I'm used to thinking in Farsi all the time. I'd have to make a conscious effort to switch it.
16:48
Polyglots are one thing, true bilinguals (those raised speaking two languages) are different. I'm completely bilingual between Greek and English although I have a larger vocabulary and far better grasp of grammar and formal linguistics in English.
OK. I meant bilingual. And good for you. ;)
Not really. I got them both free. There was no effort involved in my part :)
I know.
It's people like you who've actually had to work for their languages who are impressive.
If I had a child I'd bring him/her up bilingual, speaking Farsi and Esperanto.
16:51
Heh. That would be fun. Although I'd recommend English (or Chinese, or Spanish or Arabic) over Esperanto. Better to get a popular language since that allows communication with more people.

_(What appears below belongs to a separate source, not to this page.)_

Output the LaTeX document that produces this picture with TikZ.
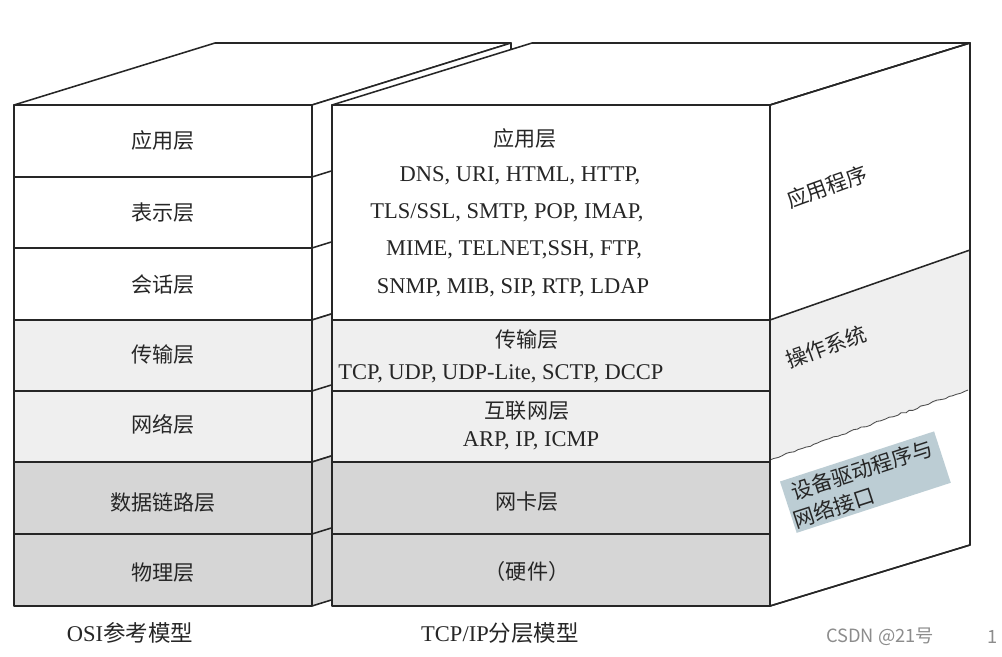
\documentclass[tikz,border=0pt]{standalone}
\usepackage{fontspec}
\setmainfont{Liberation Serif}
\newfontfamily\cjk{Noto Sans CJK SC}
\usepackage{xcolor}
\usetikzlibrary{positioning, calc, decorations.pathmorphing}
\definecolor{bandlight}{HTML}{EFEFEF}
\definecolor{banddark}{HTML}{D6D6D6}
\definecolor{markblue}{HTML}{BCCDD4}
\tikzset{
  face/.style={draw=black!85, line width=1.1pt, line join=round},
  laytext/.style={font=\cjk\fontsize{15}{18}\selectfont, text=black!85, inner sep=0pt},
  proto/.style={font=\fontsize{16}{19}\selectfont, text=black!85, inner sep=0pt},
  sidetext/.style={font=\cjk\fontsize{15}{18}\selectfont, text=black!85, inner sep=1pt, rotate=20},
  caption/.style={font=\fontsize{16}{19}\selectfont, text=black!85, inner sep=0pt},
}

\begin{document}
\begin{tikzpicture}[x=0.025cm, y=-0.025cm]
  \useasboundingbox (0,0) rectangle (1002,657);

  % OSI box: top face and side strip
  \draw[face, fill=white] (14,105) -- (215,43) -- (511,43) -- (312,105) -- cycle;
  \foreach \yt/\yb/\col in {105/320/white, 320/462/bandlight, 462/606/banddark} {
    \draw[face, fill=\col] (312,\yt) -- ++(199,-62) -- ++(0,\yb-\yt) -- (312,\yb) -- cycle;
  }
  \foreach \y in {177,248,391,534} { \draw[face] (312,\y) -- ++(199,-62); }

  % OSI front layers
  \foreach \yt/\yb/\col in {105/177/white, 177/248/white, 248/320/white, 320/391/bandlight,
                            391/462/bandlight, 462/534/banddark, 534/606/banddark} {
    \draw[face, fill=\col] (14,\yt) rectangle (312,\yb);
  }
  \foreach \i/\y/\txt in {1/140/应用层, 2/213/表示层, 3/285/会话层, 4/355/传输层,
                          5/424/网络层, 6/503/数据链路层, 7/573/物理层} {
    \node[laytext] (osi\i) at (163,\y) {\txt};
  }

  % TCP/IP box: top face and right face
  \draw[face, fill=white] (332,105) -- (532,43) -- (970,43) -- (770,105) -- cycle;
  \draw[face, fill=white] (770,105) -- (970,43) -- (970,545) -- (770,606) -- cycle;
  \fill[bandlight] (770,320) -- (970,250) -- (970,390) -- (770,460) -- cycle;
  \draw[face] (770,320) -- (970,250);
  \pgfmathsetseed{7}
  \draw[black!70, line width=0.6pt, decorate, decoration={random steps, segment length=3pt, amplitude=0.6pt}]
    (770,460) -- (968,390);
  \draw[face] (770,105) -- (970,43) -- (970,545) -- (770,606);

  % TCP/IP front layers
  \foreach \yt/\yb/\col in {105/320/white, 320/391/bandlight, 391/462/bandlight,
                            462/534/banddark, 534/606/banddark} {
    \draw[face, fill=\col] (332,\yt) rectangle (770,\yb);
  }

  % application layer
  \node[laytext] (app) at (525,138) {应用层};
  \node[proto] (app1) at (520,176) {DNS, URI, HTML, HTTP,};
  \node[proto] (app2) at (507,213) {TLS/SSL, SMTP, POP, IMAP,};
  \node[proto] (app3) at (514,250) {MIME, TELNET,SSH, FTP,};
  \node[proto] (app4) at (513,288) {SNMP, MIB, SIP, RTP, LDAP};

  % transport, internet, link, hardware
  \node[laytext] (trans) at (527,340) {传输层};
  \node[proto] (trans1) at (501,374) {TCP, UDP, UDP-Lite, SCTP, DCCP};
  \node[laytext] (inet) at (527,411) {互联网层};
  \node[proto] (inet1) at (531,441) {ARP, IP, ICMP};
  \node[laytext] (nic) at (527,502) {网卡层};
  \node[laytext] (hw) at (527,571) {（硬件）};

  % right face labels
  \node[sidetext] (prog) at (827,187) {应用程序};
  \node[sidetext] (os) at (826,347) {操作系统};
  \fill[markblue, rotate around={18:(795,505)}] (788,478) rectangle (950,532);
  \node[sidetext, rotate=-2, anchor=west] (drv1) at (790,493) {设备驱动程序与};
  \node[sidetext, rotate=-2, anchor=west] (drv2) at (792,521) {网络接口};

  % captions
  \node[caption] (osicap) at (130,633) {OSI{\cjk 参考模型}};
  \node[caption] (tcpcap) at (500,633) {TCP/IP{\cjk 分层模型}};
  \node[font=\cjk\fontsize{13}{16}\selectfont, text=black!45, inner sep=0pt] (mark) at (880,637) {CSDN @21号};
  \node[font=\cjk\fontsize{13}{16}\selectfont, text=black!45, inner sep=0pt] (page) at (993,637) {1};
\end{tikzpicture}
\end{document}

I'd need an English speaking wife (or a Chinese etc one) then. I wouldn't have him/her learn a language that is not my mother tongue from me.
Esperanto is easy. I don't have those kinds of worries about it.
Fair enough.
It's enough to give the child the opportunity of being raised bilingual, which hopefully makes learning other languages in the future much easier.

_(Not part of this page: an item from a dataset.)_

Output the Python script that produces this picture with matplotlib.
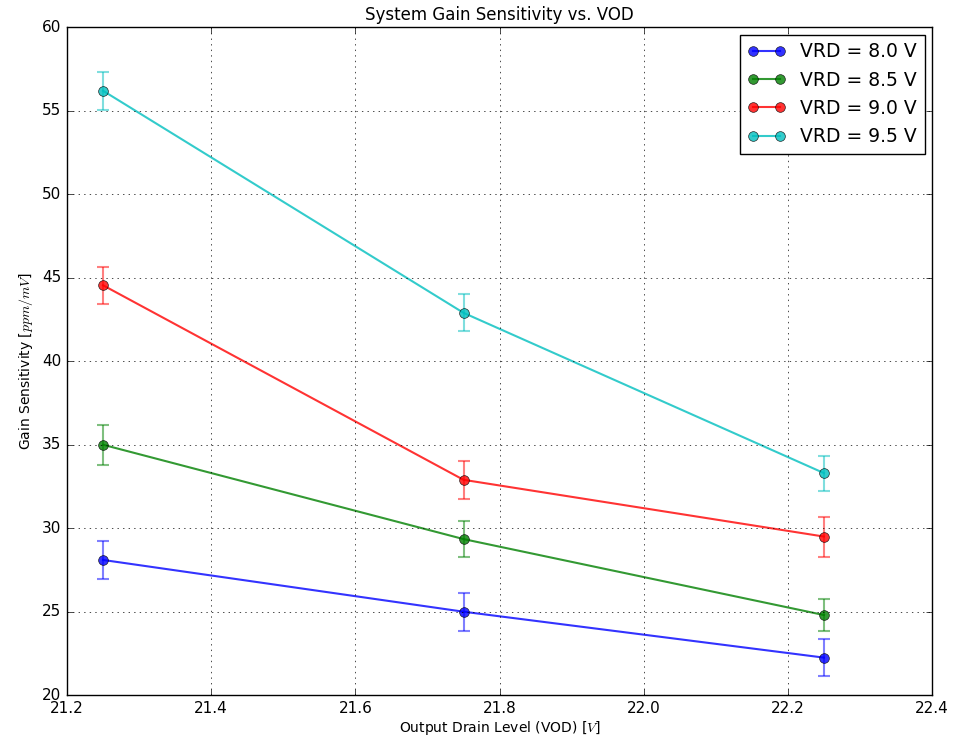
import matplotlib
matplotlib.use('Agg')
import matplotlib.pyplot as plt
import numpy as np

plt.style.use('classic')

vod = [21.25, 21.75, 22.25]
labels = ['VRD = 8.0 V', 'VRD = 8.5 V', 'VRD = 9.0 V', 'VRD = 9.5 V']
gain_80 = [28.1, 25.0, 22.25]
gain_85 = [35.0, 29.35, 24.8]
gain_90 = [44.55, 32.9, 29.5]
gain_95 = [56.2, 42.9, 33.3]
err_80 = [1.15, 1.15, 1.1]
err_85 = [1.2, 1.1, 0.95]
err_90 = [1.1, 1.15, 1.2]
err_95 = [1.15, 1.1, 1.05]
colors = ['b', 'g', 'r', 'c']

fig = plt.figure(figsize=(9.57, 7.38), dpi=100)
ax = fig.add_axes([0.070, 0.058, 0.904, 0.905])

for g, e, c, lab in zip([gain_80, gain_85, gain_90, gain_95],
                        [err_80, err_85, err_90, err_95], colors, labels):
    ax.errorbar(vod, g, yerr=e, fmt='none', ecolor=c, alpha=0.5,
                capsize=4, elinewidth=1.5, capthick=1.5)
    ax.plot(vod, g, '-o', color=c, alpha=0.8, markersize=7,
            markerfacecolor=c, markeredgecolor='k', markeredgewidth=0.5,
            label=lab, lw=1.5)

ax.set_xlim(21.2, 22.4)
ax.set_ylim(20, 60)
ax.grid(True)
ax.set_title('System Gain Sensitivity vs. VOD', fontsize=12)
ax.set_xlabel('Output Drain Level (VOD) [$V$]', fontsize=10, labelpad=2)
ax.set_ylabel('Gain Sensitivity [$ppm/mV$]', fontsize=10)
ax.tick_params(labelsize=11)
ax.legend(loc='upper right', fontsize=13.5, numpoints=2, borderaxespad=0.4)

fig.savefig('out.png', dpi=100)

It's supposed to. Or that was the stick I was beaten over the head with when I failed to learn French in school. I used to hate that argument: "Come on son, languages are easy for you".

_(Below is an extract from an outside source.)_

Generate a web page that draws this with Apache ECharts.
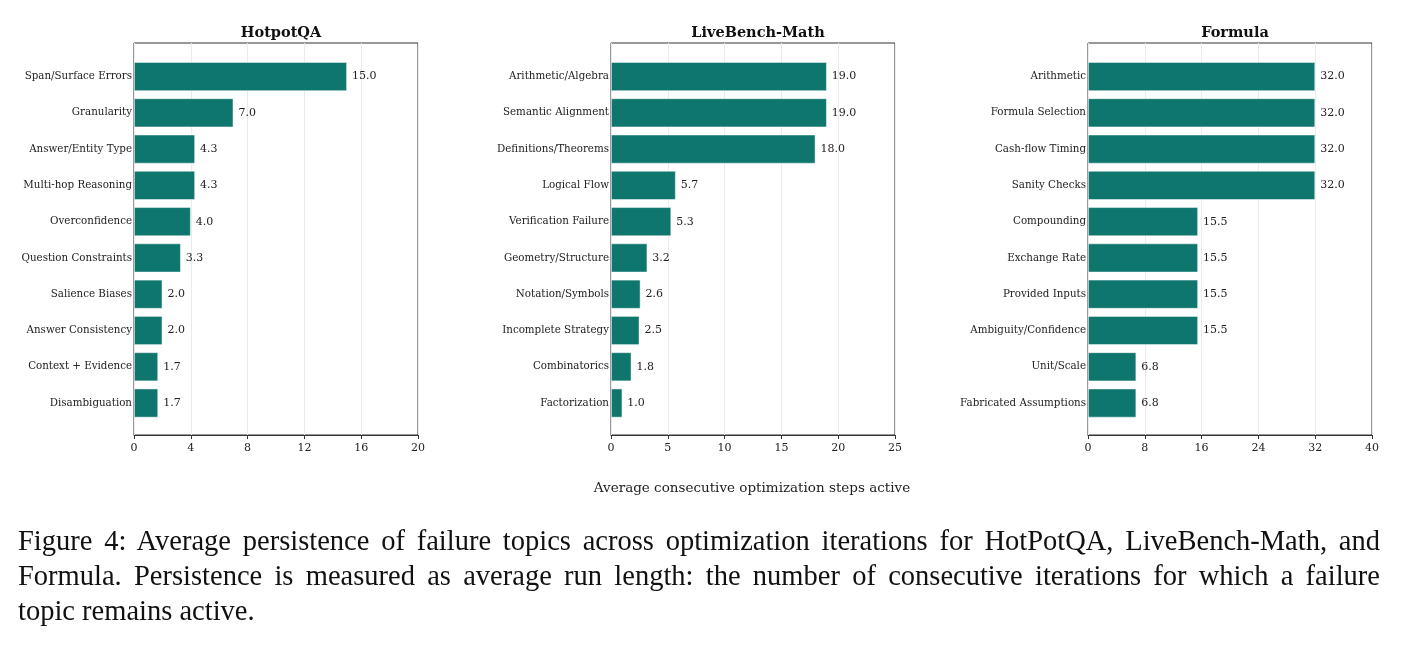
<!DOCTYPE html>
<html>
<head>
<meta charset="utf-8">
<script src="https://cdn.jsdelivr.net/npm/echarts@6/dist/echarts.min.js"></script>
<style>
    body { margin: 0; background: #fff; }
    #main { position: absolute; left: 0; top: 0; width: 1402px; height: 647px; }
    .cap {
        position: absolute;
        left: 18px;
        width: 1362px;
        font-family: 'Liberation Serif', 'Times New Roman', serif;
        font-size: 28.5px;
        line-height: 35px;
        color: #111;
        white-space: nowrap;
    }
    .just { text-align: justify; text-align-last: justify; white-space: normal; }
</style>
</head>
<body>
<div id="main"></div>
<div class="cap just" style="top:522.5px">Figure 4: Average persistence of failure topics across optimization iterations for HotPotQA, LiveBench-Math, and</div>
<div class="cap just" style="top:557.5px">Formula. Persistence is measured as average run length: the number of consecutive iterations for which a failure</div>
<div class="cap" style="top:592.5px">topic remains active.</div>
<script>
// 数据
const titles = ['HotpotQA', 'LiveBench-Math', 'Formula'];

const hotpotCats = ['Span/Surface Errors', 'Granularity', 'Answer/Entity Type', 'Multi-hop Reasoning', 'Overconfidence',
    'Question Constraints', 'Salience Biases', 'Answer Consistency', 'Context + Evidence', 'Disambiguation'];
const hotpotVals = [15.0, 7.0, 4.3, 4.3, 4.0, 3.3, 2.0, 2.0, 1.7, 1.7];

const mathCats = ['Arithmetic/Algebra', 'Semantic Alignment', 'Definitions/Theorems', 'Logical Flow', 'Verification Failure',
    'Geometry/Structure', 'Notation/Symbols', 'Incomplete Strategy', 'Combinatorics', 'Factorization'];
const mathVals = [19.0, 19.0, 18.0, 5.7, 5.3, 3.2, 2.6, 2.5, 1.8, 1.0];

const formulaCats = ['Arithmetic', 'Formula Selection', 'Cash-flow Timing', 'Sanity Checks', 'Compounding',
    'Exchange Rate', 'Provided Inputs', 'Ambiguity/Confidence', 'Unit/Scale', 'Fabricated Assumptions'];
const formulaVals = [32.0, 32.0, 32.0, 32.0, 15.5, 15.5, 15.5, 15.5, 6.8, 6.8];

const xMax = [20, 25, 40];
const xStep = [4, 5, 8];

const xLabel = 'Average consecutive optimization steps active';

// 布局
const panelLeft = [134, 611, 1088];
const panelWidth = 284;
const serif = 'DejaVu Serif';
const barColor = '#0f766e';

let cats = [hotpotCats, mathCats, formulaCats];
let vals = [hotpotVals, mathVals, formulaVals];

let grid = [], xAxis = [], yAxis = [], series = [], title = [];

for (let i = 0; i < 3; i++) {
    // 外框 + x轴
    grid.push({ left: panelLeft[i], width: panelWidth, top: 43, height: 392, show: true, borderColor: '#333', borderWidth: 1 });
    // 柱子区域
    grid.push({ left: panelLeft[i], width: panelWidth, top: 58.4, height: 362.8 });

    xAxis.push({
        type: 'value', gridIndex: i * 2, min: 0, max: xMax[i], interval: xStep[i],
        axisLine: { show: true, lineStyle: { color: '#333', width: 1 } },
        axisTick: { show: true, length: 4, lineStyle: { color: '#333' } },
        axisLabel: { fontFamily: serif, fontSize: 11, color: '#222', margin: 8 },
        splitLine: { show: true, lineStyle: { color: '#ebebeb', width: 1 } }
    });
    xAxis.push({ type: 'value', gridIndex: i * 2 + 1, min: 0, max: xMax[i], show: false });

    yAxis.push({ type: 'value', gridIndex: i * 2, min: 0, max: 1, show: false });
    yAxis.push({
        type: 'category', gridIndex: i * 2 + 1, inverse: true, data: cats[i],
        axisLine: { show: false }, axisTick: { show: false },
        axisLabel: { fontFamily: serif, fontSize: 10.3, color: '#222', margin: 2 }
    });

    series.push({
        type: 'bar', xAxisIndex: i * 2 + 1, yAxisIndex: i * 2 + 1,
        data: vals[i], barCategoryGap: '20%',
        itemStyle: { color: barColor, borderColor: 'rgba(255,255,255,0.6)', borderWidth: 0.8 },
        label: {
            show: true, position: 'right', distance: 5,
            fontFamily: serif, fontSize: 11, color: '#222',
            formatter: p => p.value.toFixed(1)
        },
        silent: true
    });

    title.push({
        text: titles[i], left: panelLeft[i] + panelWidth / 2, top: 20.5, textAlign: 'center',
        textStyle: { fontFamily: serif, fontWeight: 'bold', fontSize: 14.5, color: '#111' }
    });
}

let chart = echarts.init(document.getElementById('main'));
chart.setOption({
    animation: false,
    title: title,
    grid: grid,
    xAxis: xAxis,
    yAxis: yAxis,
    series: series,
    graphic: [{
        type: 'text', x: 752, y: 488,
        style: { text: xLabel, font: '13.5px "DejaVu Serif"', fill: '#222', textAlign: 'center', textVerticalAlign: 'middle' }
    }]
});
</script>
</body>
</html>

Turns out my parents were right, but I also had to want to learn :)
Haha! Yeah.
16:58
@Færd Can you speak it?
I'm learning it.
I see what you are saying. My #2 criterion of marrying a woman: she has to be very good at English. It's good for the kids automatically.
I would love to raise my child trilingual. Bilingual I'm pretty confident I can manage since my GF's English is almost perfect and we speak both languages at home.
@englishstudent Criterion. Sorry, I can't help it.
My #1 criterion is: she has to be hot.
@terdon You'd have to raise the child in another country.
17:01
@terdon Oops. Thanks!
@englishstudent Good luck. :)
Don't be too judgmental about that kind of stuff though.
Well I'm still young, I will get over it eventually.
@englishstudent Oh boy, you have that one the wrong way around. #1 is she needs to think you're hot.
@terdon haha.
Well, #2. #1 is that you communicate well with her. Everything else follows.
17:03
That's funny. :)
This room is fun. Aren't we the nicest bunch?
I don't know about that, but it's the hottest SE room right now for sure.
@englishstudent English is my first and so far only language, so I have the luxury of being ignorant of any phonetic transcription systems. Also, America is fairly insular, spanning from ocean to ocean with only several neighbors separated by vast expanses of land on the northern and southern borders. I believe the reason they're not confused by Merriam-Webster's system is more or less the same reason they are not confused by their units of measure: It's an older and more traditional system for them.
However, I believe I saw a website that translates the keys of the A.H.D. and Merriam-Webster to I.P.A. before if you need it.
@Tonepoet Ah I see.
Also audio is helpful. I mean for learners like me.
17:54
@terdon What language do you swear in? What language do you count in?
@Mitch Swear in Greek 'cause it's better. Count in either. Depends. Small numbers, multiplication tables and the like, probably Greek. Anything getting more sciency, English.
What's more interesting is that involuntary exclamations of pain or surprise also change between English (ouch) and Greek (aou/ay) depending on the language mode I happened to be in.
That, to me, is the most convincing proof of bilingualism: when you are surprised in different languages.
@terdon It's also proof that even the seemingly most immediate, most intuitive aspects of our behaviour are often influenced by the more conscious workings of our brains.
Contrary to the American/Freudian perspective.